Vita Petersen – In Black and White: Her Last Works at the New York Studio School, 8 West 8 Street, between Fifth and Sixth avenues, 212 673 6466, January 27 – March 10 (reception, Thursday, January 26). See below for David Cohen’s 2007 interview with the artist.
Vita Petersen, one of the last survivors on the New York School, died this last October in her ninety-sixth year. She was indefatigable in her pursuit of sensual form; when an eye condition made it impossible for her to continue to work in color she switched to black and white. It is not fanciful to see in her last works, which opens tomorrow evening (January 26) at the New York Studio School, a nostalgia for the vibrancy and surprises of color evoked despite its absence.
It is fitting that the Studio School should host her tribute as Petersen gave countless years service to that institution as a teacher, governor, trustee and doting, and in turn doted upon, confidant of students and deans alike.
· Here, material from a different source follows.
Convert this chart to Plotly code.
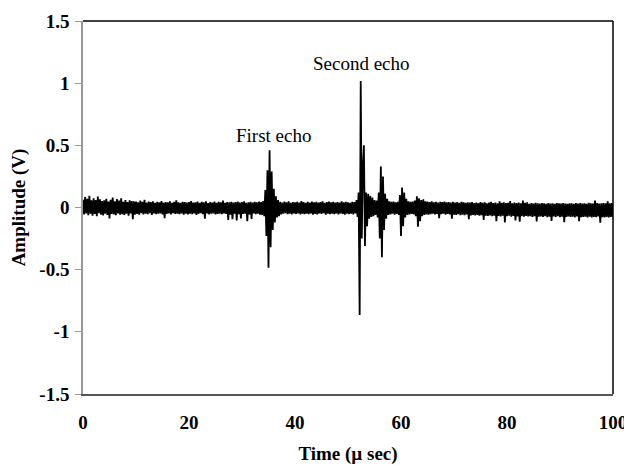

Mercedes Matter, the founder of the school, was one of the first people who befriended Petersen when she arrived as a refugee from Nazi Germany in 1938.
She came from an aristocratic, assimilated Berlin Jewish family: a descendant of Moses Mendelssohn, she was younger sister of the future renowned medieval art historian, Otto von Simpson. Through Matter Petersen befriended legendary figures of the New York School, among them Willem de Kooning, Jackson Pollock, and fellow emigre Hans Hoffman.
When, in 2007, as gallery director at the Studio School, I worked with Vita on an exhibition of her recent pastel paintings, I had the immense honor of interviewing the artist for a short film about her work, click here to view video (Courtesy of the New York Studio School). In it she speaks of the founding of the school, her own training and how it contrasted with that offered at the school, and her love of specific forms in art and nature. As comes across vividly in this film, shot and edited by Graeme White, Vita was a fearless though gracious lady who balanced generosity towards others with voracious painterly hunger for sensual delight.